>> BEGIN Extracted material

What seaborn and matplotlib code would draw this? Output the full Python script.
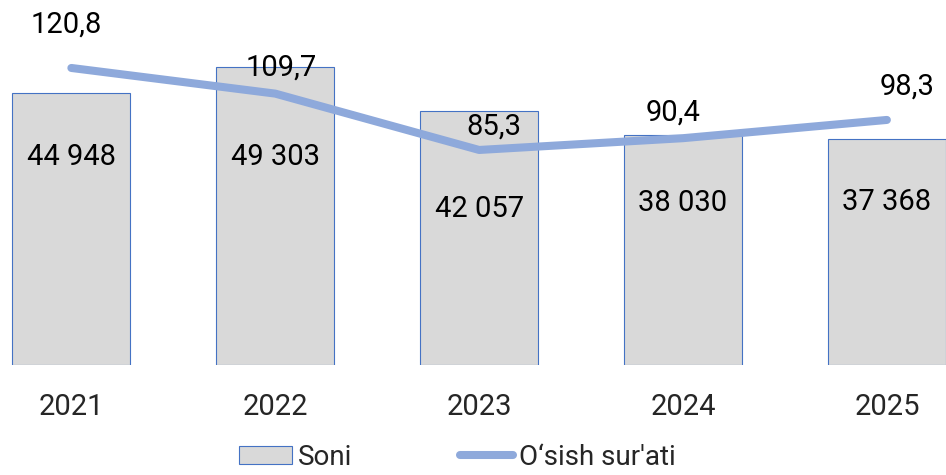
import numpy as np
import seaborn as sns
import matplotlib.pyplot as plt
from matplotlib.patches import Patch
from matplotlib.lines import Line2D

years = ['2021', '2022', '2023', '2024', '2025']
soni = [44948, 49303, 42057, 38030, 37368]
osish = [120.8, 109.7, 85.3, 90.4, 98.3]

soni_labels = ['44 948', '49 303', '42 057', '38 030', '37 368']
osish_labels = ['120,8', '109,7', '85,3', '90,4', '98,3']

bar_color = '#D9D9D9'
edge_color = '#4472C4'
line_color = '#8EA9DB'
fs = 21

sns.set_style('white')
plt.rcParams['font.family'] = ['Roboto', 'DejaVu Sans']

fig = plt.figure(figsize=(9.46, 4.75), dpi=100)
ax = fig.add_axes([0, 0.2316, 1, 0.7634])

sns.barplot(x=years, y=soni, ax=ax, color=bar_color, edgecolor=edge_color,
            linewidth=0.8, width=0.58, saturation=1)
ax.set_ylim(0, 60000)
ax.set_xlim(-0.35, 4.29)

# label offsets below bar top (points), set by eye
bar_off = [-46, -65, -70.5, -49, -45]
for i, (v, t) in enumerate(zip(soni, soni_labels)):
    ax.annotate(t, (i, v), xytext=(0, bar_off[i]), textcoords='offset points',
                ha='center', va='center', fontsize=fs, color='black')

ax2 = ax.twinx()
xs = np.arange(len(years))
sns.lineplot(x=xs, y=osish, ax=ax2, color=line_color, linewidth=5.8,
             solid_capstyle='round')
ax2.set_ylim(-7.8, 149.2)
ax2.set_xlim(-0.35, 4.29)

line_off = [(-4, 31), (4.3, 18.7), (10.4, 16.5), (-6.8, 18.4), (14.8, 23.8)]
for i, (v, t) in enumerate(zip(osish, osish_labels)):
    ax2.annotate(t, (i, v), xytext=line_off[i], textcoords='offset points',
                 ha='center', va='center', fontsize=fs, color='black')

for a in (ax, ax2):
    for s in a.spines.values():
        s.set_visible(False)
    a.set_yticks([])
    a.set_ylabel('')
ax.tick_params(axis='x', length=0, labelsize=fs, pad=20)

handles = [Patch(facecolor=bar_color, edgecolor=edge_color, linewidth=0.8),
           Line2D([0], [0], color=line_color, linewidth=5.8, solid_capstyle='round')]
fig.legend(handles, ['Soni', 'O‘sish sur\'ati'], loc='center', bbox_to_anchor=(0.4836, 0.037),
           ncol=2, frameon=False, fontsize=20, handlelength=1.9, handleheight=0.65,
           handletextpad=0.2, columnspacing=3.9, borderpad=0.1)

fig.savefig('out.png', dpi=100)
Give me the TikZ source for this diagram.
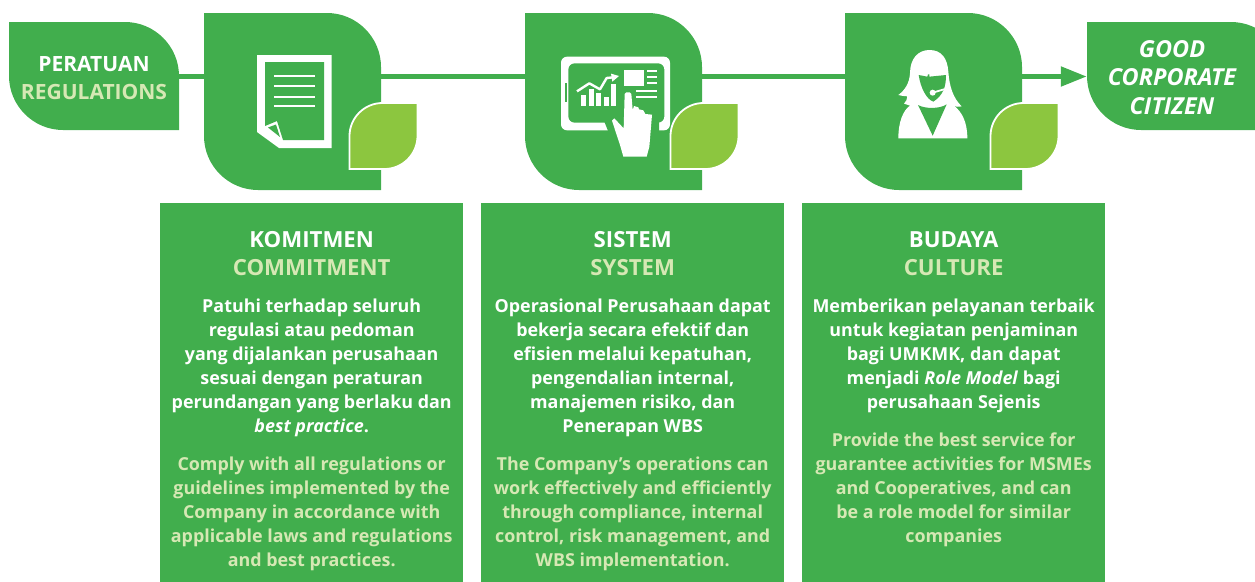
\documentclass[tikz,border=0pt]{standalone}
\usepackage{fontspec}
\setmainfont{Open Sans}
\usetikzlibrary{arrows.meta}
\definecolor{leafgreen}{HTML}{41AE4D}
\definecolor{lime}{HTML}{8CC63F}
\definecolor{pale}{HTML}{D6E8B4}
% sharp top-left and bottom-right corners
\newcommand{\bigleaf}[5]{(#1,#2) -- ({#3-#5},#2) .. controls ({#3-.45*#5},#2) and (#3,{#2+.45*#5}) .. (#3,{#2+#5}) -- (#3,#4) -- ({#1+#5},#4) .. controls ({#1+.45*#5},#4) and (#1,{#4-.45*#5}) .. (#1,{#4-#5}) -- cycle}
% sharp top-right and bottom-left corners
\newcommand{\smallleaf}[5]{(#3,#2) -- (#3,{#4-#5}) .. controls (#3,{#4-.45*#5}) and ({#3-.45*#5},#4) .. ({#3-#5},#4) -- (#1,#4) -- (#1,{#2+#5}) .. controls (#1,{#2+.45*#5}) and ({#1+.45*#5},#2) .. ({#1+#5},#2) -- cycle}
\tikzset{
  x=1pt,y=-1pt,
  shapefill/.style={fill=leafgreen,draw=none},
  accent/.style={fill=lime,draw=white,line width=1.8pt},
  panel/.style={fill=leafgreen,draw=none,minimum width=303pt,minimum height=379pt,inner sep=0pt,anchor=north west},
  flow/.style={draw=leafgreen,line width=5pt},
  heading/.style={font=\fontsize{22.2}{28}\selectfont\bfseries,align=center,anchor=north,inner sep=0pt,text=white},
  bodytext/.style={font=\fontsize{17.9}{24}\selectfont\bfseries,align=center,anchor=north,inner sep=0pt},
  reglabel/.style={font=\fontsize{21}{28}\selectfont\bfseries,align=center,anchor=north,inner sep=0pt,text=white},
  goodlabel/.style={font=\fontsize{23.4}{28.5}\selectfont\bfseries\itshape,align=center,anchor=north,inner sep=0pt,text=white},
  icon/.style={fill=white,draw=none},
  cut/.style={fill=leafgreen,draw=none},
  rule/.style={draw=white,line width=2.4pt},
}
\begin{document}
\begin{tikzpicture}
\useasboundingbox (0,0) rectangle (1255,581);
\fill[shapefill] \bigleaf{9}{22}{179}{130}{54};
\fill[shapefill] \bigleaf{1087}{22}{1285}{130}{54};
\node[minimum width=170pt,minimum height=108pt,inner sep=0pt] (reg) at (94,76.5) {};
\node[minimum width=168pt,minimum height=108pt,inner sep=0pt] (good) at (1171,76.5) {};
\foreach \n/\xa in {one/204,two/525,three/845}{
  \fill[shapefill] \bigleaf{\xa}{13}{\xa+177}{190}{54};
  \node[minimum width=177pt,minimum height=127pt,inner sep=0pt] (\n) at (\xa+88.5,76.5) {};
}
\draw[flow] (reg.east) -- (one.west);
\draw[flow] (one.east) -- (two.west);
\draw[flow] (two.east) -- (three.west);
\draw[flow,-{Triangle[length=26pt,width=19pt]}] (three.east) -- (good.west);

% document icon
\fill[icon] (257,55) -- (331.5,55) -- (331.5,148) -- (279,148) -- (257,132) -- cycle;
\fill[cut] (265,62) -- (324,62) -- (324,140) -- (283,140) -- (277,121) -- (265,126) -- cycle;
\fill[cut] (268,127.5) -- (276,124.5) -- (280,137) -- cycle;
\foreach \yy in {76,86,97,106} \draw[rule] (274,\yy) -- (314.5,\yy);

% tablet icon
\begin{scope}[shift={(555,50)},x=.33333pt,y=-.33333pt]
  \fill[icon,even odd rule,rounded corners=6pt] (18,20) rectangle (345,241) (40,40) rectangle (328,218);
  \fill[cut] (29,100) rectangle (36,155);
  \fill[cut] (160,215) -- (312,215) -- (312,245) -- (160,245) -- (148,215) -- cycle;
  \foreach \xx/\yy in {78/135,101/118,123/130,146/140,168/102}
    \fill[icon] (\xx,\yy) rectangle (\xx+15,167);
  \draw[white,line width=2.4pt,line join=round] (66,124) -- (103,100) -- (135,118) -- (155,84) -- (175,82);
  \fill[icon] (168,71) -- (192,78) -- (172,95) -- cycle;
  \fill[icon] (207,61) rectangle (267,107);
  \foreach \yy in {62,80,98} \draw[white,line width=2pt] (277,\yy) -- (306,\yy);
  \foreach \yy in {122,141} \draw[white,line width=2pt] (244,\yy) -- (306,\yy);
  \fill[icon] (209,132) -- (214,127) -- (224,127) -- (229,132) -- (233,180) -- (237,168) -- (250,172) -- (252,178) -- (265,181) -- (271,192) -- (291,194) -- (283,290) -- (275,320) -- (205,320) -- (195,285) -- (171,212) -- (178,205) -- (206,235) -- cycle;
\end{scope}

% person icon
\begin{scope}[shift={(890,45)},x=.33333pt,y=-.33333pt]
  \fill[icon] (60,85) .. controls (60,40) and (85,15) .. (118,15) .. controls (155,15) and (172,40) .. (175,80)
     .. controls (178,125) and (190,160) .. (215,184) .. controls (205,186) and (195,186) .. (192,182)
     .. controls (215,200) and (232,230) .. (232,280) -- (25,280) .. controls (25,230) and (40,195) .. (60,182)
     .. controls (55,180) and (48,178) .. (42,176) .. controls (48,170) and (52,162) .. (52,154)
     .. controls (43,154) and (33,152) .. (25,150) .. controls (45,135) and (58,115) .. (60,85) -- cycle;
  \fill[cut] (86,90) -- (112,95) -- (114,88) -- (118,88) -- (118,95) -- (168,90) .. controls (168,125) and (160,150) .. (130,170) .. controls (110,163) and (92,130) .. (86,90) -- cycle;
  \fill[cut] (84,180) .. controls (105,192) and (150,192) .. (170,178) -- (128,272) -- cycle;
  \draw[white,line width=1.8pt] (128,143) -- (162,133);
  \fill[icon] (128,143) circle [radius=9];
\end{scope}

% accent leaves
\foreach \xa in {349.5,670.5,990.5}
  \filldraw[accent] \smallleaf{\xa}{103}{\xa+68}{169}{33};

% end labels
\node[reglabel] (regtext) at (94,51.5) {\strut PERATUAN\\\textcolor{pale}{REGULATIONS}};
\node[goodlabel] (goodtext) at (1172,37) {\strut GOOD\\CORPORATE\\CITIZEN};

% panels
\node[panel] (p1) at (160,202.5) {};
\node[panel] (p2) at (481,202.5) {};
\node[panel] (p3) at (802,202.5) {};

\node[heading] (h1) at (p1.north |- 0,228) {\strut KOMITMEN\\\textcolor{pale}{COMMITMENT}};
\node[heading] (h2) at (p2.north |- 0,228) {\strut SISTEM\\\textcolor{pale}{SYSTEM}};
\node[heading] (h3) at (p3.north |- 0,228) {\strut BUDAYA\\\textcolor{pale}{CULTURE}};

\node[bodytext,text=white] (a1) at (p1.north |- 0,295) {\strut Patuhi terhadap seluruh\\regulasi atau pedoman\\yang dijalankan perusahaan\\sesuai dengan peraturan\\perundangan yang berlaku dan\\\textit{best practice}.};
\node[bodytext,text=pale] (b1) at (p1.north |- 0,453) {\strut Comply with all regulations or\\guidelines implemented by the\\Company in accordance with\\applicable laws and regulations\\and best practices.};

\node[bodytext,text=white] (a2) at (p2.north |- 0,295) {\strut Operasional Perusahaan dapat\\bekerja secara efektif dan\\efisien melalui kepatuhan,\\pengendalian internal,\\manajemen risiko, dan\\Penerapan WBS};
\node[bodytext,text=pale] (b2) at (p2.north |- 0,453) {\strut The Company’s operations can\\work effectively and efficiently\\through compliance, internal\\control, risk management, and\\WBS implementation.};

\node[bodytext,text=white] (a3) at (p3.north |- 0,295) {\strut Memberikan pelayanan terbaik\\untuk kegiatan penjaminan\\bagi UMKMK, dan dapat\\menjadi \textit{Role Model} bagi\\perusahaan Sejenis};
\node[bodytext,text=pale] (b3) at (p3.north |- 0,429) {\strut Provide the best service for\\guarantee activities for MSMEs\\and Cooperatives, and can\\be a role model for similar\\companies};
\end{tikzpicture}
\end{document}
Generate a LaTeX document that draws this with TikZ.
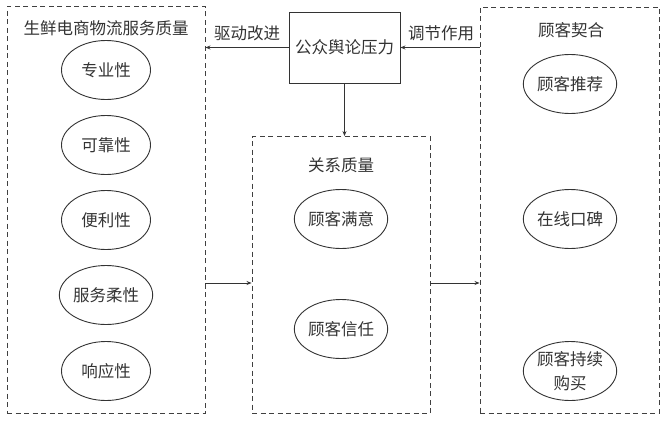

>> END Extracted material

The exercise. From the opening line of the entries above to the line containing "ax.tick_params(axis='x', length=0, labelsize=fs, pad=20)", please transcribe each line exactly, skipping every picture.

Result for this task.
What seaborn and matplotlib code would draw this? Output the full Python script.
import numpy as np
import seaborn as sns
import matplotlib.pyplot as plt
from matplotlib.patches import Patch
from matplotlib.lines import Line2D

years = ['2021', '2022', '2023', '2024', '2025']
soni = [44948, 49303, 42057, 38030, 37368]
osish = [120.8, 109.7, 85.3, 90.4, 98.3]

soni_labels = ['44 948', '49 303', '42 057', '38 030', '37 368']
osish_labels = ['120,8', '109,7', '85,3', '90,4', '98,3']

bar_color = '#D9D9D9'
edge_color = '#4472C4'
line_color = '#8EA9DB'
fs = 21

sns.set_style('white')
plt.rcParams['font.family'] = ['Roboto', 'DejaVu Sans']

fig = plt.figure(figsize=(9.46, 4.75), dpi=100)
ax = fig.add_axes([0, 0.2316, 1, 0.7634])

sns.barplot(x=years, y=soni, ax=ax, color=bar_color, edgecolor=edge_color,
            linewidth=0.8, width=0.58, saturation=1)
ax.set_ylim(0, 60000)
ax.set_xlim(-0.35, 4.29)

# label offsets below bar top (points), set by eye
bar_off = [-46, -65, -70.5, -49, -45]
for i, (v, t) in enumerate(zip(soni, soni_labels)):
    ax.annotate(t, (i, v), xytext=(0, bar_off[i]), textcoords='offset points',
                ha='center', va='center', fontsize=fs, color='black')

ax2 = ax.twinx()
xs = np.arange(len(years))
sns.lineplot(x=xs, y=osish, ax=ax2, color=line_color, linewidth=5.8,
             solid_capstyle='round')
ax2.set_ylim(-7.8, 149.2)
ax2.set_xlim(-0.35, 4.29)

line_off = [(-4, 31), (4.3, 18.7), (10.4, 16.5), (-6.8, 18.4), (14.8, 23.8)]
for i, (v, t) in enumerate(zip(osish, osish_labels)):
    ax2.annotate(t, (i, v), xytext=line_off[i], textcoords='offset points',
                 ha='center', va='center', fontsize=fs, color='black')

for a in (ax, ax2):
    for s in a.spines.values():
        s.set_visible(False)
    a.set_yticks([])
    a.set_ylabel('')
ax.tick_params(axis='x', length=0, labelsize=fs, pad=20)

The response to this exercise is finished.